Don't Prophesy With Your Pen

The Los Angeles Review of Books recently published an interview with Arthur C. Clarke, conducted by Tod Mesirow in 1995, that opens with a useful reminder that the one thing people associate with science fiction isn't the kind of thing that science fiction actually does. Asked why science fiction seems so prescient, Clarke says:
'Well, we musn't overdo this, because science fiction stories have covered almost every possibility, and, well, most impossibilities — obviously we're bound to have some pretty good direct hits as well as a lot of misses. But, that doesn't matter. Science fiction does not attempt to predict. It extrapolates. It just says what if? — not what will be? Because you can never predict what will happen, particularly in politics and economics. You can to some extent predict in the technological sphere — flying, space travel, all these things, but even there we missed really badly on some things, like computers. No one imagined the incredible impact of computers, even though robot brains of various kinds had been — my late friend, Isaac Asimov, for example, had — but the idea that one day every house would have a computer in every room and that one day we'd probably have computers built into our clothing, nobody ever thought of that.'
Every science-fictional future sooner or later becomes an alternate history. Even those set in the near future, and which attempt to guess with reasonable accuracy what life will be like in, say, 2015, 2016. Especially those, actually.

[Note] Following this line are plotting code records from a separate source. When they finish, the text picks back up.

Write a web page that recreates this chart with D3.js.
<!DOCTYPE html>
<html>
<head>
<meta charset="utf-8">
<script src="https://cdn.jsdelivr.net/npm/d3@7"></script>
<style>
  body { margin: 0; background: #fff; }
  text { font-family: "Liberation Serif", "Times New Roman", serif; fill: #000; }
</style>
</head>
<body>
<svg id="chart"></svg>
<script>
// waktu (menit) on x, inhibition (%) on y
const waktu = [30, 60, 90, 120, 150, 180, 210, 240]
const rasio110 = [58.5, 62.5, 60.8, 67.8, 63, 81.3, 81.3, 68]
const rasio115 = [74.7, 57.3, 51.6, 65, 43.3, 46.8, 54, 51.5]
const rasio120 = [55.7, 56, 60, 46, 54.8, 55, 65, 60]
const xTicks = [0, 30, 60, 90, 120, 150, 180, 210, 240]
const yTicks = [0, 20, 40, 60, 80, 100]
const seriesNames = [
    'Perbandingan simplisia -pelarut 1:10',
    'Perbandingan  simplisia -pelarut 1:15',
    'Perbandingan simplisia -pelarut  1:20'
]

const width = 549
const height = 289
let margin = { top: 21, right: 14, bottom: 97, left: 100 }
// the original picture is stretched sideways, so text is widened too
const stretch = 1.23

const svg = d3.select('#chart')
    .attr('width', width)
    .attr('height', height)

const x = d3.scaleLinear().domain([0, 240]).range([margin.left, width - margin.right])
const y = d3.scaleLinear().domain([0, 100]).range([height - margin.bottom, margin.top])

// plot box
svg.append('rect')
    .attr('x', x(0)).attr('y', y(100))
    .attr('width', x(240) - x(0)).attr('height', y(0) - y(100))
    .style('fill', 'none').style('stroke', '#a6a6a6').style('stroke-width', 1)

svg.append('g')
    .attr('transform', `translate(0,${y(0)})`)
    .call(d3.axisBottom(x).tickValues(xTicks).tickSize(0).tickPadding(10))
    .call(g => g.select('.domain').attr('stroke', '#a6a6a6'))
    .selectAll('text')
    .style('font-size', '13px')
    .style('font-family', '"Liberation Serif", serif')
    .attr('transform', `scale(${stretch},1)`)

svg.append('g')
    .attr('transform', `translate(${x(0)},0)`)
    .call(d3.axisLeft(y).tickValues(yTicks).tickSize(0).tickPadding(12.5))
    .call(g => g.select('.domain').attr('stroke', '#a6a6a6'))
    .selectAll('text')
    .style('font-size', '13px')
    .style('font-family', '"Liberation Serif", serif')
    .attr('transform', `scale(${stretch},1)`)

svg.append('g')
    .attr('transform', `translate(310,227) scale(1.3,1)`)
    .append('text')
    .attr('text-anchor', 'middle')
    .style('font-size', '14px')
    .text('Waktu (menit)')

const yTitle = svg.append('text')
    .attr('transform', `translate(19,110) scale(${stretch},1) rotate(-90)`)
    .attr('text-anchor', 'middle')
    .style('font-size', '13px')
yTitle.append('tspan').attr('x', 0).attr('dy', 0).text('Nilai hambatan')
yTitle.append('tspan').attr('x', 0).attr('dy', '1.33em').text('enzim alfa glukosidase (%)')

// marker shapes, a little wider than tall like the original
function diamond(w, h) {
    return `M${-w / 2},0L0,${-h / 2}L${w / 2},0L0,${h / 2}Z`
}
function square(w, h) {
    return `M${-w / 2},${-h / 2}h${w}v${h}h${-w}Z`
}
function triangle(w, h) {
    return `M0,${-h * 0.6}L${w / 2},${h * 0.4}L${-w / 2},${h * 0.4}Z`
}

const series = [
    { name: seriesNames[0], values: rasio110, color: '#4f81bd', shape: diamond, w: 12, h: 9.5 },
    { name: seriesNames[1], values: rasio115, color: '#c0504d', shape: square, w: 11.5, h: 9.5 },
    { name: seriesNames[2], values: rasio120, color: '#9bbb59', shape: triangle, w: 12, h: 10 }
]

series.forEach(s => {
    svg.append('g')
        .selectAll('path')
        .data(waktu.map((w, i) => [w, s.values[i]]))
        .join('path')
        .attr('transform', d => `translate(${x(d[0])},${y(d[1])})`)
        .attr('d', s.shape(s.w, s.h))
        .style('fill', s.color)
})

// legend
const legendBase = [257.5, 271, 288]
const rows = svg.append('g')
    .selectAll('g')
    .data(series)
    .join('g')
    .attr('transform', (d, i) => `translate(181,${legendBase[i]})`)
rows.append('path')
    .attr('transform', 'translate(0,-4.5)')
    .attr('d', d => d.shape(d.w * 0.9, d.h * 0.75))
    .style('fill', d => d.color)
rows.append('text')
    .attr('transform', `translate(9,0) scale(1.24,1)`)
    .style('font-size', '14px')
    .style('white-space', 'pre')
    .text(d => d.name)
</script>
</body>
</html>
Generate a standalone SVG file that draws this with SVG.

And the further away your story is set, the more likely it is that some 9/11 will send history hurtling off in an unexpected direction (someone once wrote a science-fictional trilogy about this). Even those science fictions which may have gotten some part of our present (their future) more or less right didn't predict it: they anticipated it. As Hero anticipated the steam engine (but not the Industrial Revolution). Or to put it another way, claiming that science fiction predicts the future is to unremember all the things it got wrong. And claiming that science fiction has failed to predict the ubiquity of, say, mobile phones and Angry Birds fails to understand what science fiction is actually about.

Which includes, yes, extrapolation.  But also includes a lot more, including wild and irresponsible speculation, satire of some present trend, dreams of utopias, nightmares of dystopias . . . The future is a blank page. It doesn't yet exist. Its worlds may be self-consistent, may be strongly rooted in our present, but they are not representations of reality. They are experiments questioning reality, testing its limits, asking awkward questions about it. So much more interesting that dull, dutiful prognostication.